No matter what ethos you have cultivated, we must insist that human beings are more important than ideologies. If your head knowledge leaves no room for the sanctity of human life, your education has failed you. We must cultivate the life of the heart along with the life of the mind.
Otherwise, what’s the point of living?
Perhaps this goes through the minds of those who, after taking lives, decide to take their own. They may have a keen sense that something is missing, but don’t have people around them to help figure out just what that might be. They’re missing an empathy network; their heart longs for it, but its absence creates confusion. Confusion without humility results in anger. Unchecked anger without empathy creates a person capable of seeing others as disposable.
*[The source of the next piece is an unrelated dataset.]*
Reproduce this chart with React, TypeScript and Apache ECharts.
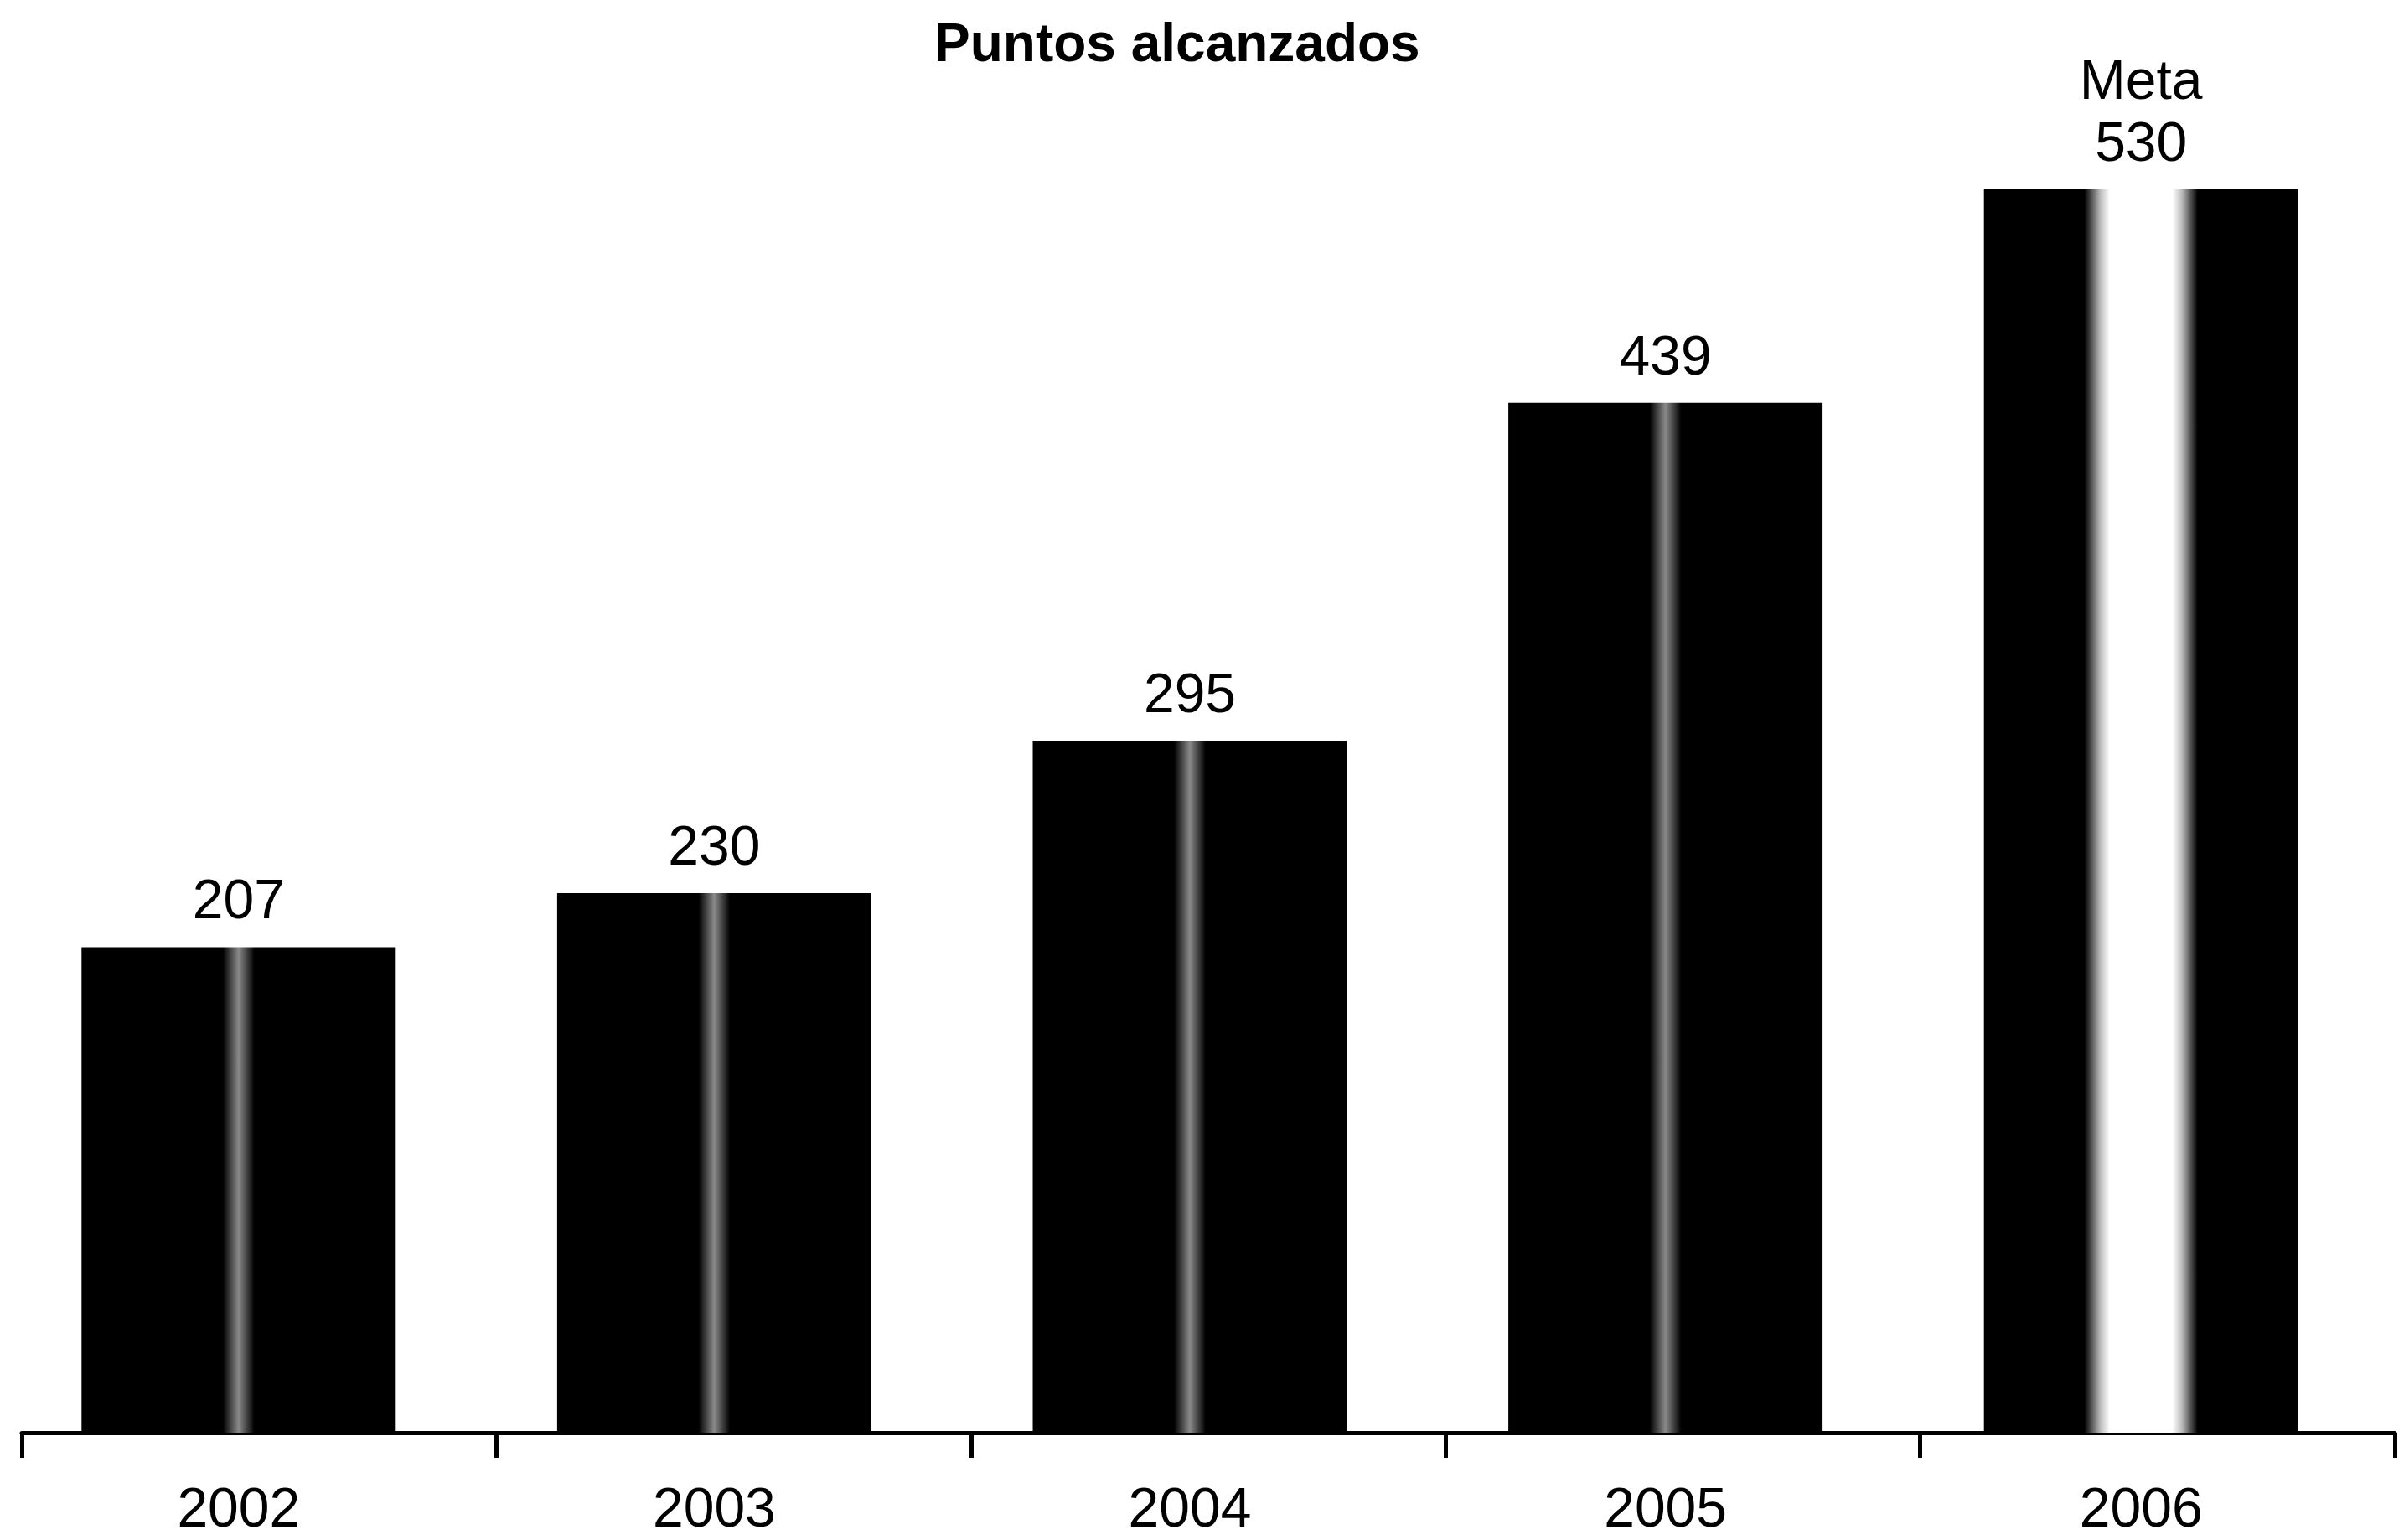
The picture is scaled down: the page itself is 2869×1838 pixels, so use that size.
import React, { useEffect, useRef } from "react";
import * as echarts from "echarts";

const titleText = "Puntos alcanzados";
const years = ["2002", "2003", "2004", "2005", "2006"];
const points = [207, 230, 295, 439, 530];
const valueLabels = ["207", "230", "295", "439", "Meta\n530"];

const FONT = "'Liberation Sans', 'Noto Sans', sans-serif";

const stripe = {
  type: "linear", x: 0, y: 0, x2: 1, y2: 0,
  colorStops: [
    { offset: 0, color: "#000" },
    { offset: 0.45, color: "#000" },
    { offset: 0.5, color: "#8a8a8a" },
    { offset: 0.55, color: "#000" },
    { offset: 1, color: "#000" },
  ],
};
const wideStripe = {
  type: "linear", x: 0, y: 0, x2: 1, y2: 0,
  colorStops: [
    { offset: 0, color: "#000" },
    { offset: 0.32, color: "#000" },
    { offset: 0.37, color: "#bbb" },
    { offset: 0.4, color: "#fff" },
    { offset: 0.6, color: "#fff" },
    { offset: 0.63, color: "#bbb" },
    { offset: 0.68, color: "#000" },
    { offset: 1, color: "#000" },
  ],
};

export default function App() {
  const ref = useRef<HTMLDivElement>(null);
  useEffect(() => {
    if (!ref.current) return;
    const chart = echarts.init(ref.current, null, { renderer: "svg" });
    chart.setOption({
      animation: false,
      backgroundColor: "#fff",
      title: {
        text: titleText,
        left: 1110,
        top: 14,
        textStyle: { fontFamily: FONT, fontSize: 64, fontWeight: "bold", color: "#000" },
      },
      grid: [
        { left: 1, right: 30, top: 30, bottom: 128 },
        { left: 26, right: 11, top: 30, bottom: 128 },
      ],
      xAxis: [
        {
          type: "category",
          gridIndex: 0,
          data: years,
          axisLine: { show: false },
          axisTick: { show: false },
          axisLabel: { margin: 56, fontFamily: FONT, fontSize: 66, color: "#000" },
        },
        {
          type: "category",
          gridIndex: 1,
          data: years,
          axisLine: { show: true, lineStyle: { color: "#000", width: 5 } },
          axisTick: { show: true, length: 30, lineStyle: { color: "#000", width: 5 } },
          axisLabel: { show: false },
        },
      ],
      yAxis: [
        { type: "value", gridIndex: 0, min: 0, max: 600, show: false },
        { type: "value", gridIndex: 1, min: 0, max: 600, show: false },
      ],
      series: [
        {
          type: "bar",
          xAxisIndex: 0,
          yAxisIndex: 0,
          barWidth: 375,
          data: points.map((v, i) => ({
            value: v,
            itemStyle: { color: i === points.length - 1 ? wideStripe : stripe },
          })),
          label: {
            show: true,
            position: "top",
            distance: 20,
            fontFamily: FONT,
            fontSize: 66,
            lineHeight: 74,
            color: "#000",
            formatter: (p: any) => valueLabels[p.dataIndex],
          },
        },
        { type: "bar", xAxisIndex: 1, yAxisIndex: 1, data: [] },
      ],
    });
    return () => chart.dispose();
  }, []);
  return (
    <div
      ref={ref}
      style={{ position: "absolute", left: 0, top: 0, width: 2869, height: 1838 }}
    />
  );
}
Perhaps we simply need to cultivate the ability to recognize when someone is becoming a lone wolf. That requires being actively tuned in to other people.
Secondly, we need to cultivate the courage to call it out when we recognize the lone wolf tendencies creeping up within the ranks. This applies to any kind of social injustice, from sexual harassment to gun violence. It’s easy to overlook flaws in people of your own tribe. We don’t want to see ugliness in our own. But we have to. We have to recognize and correct the bad in order to foster the good.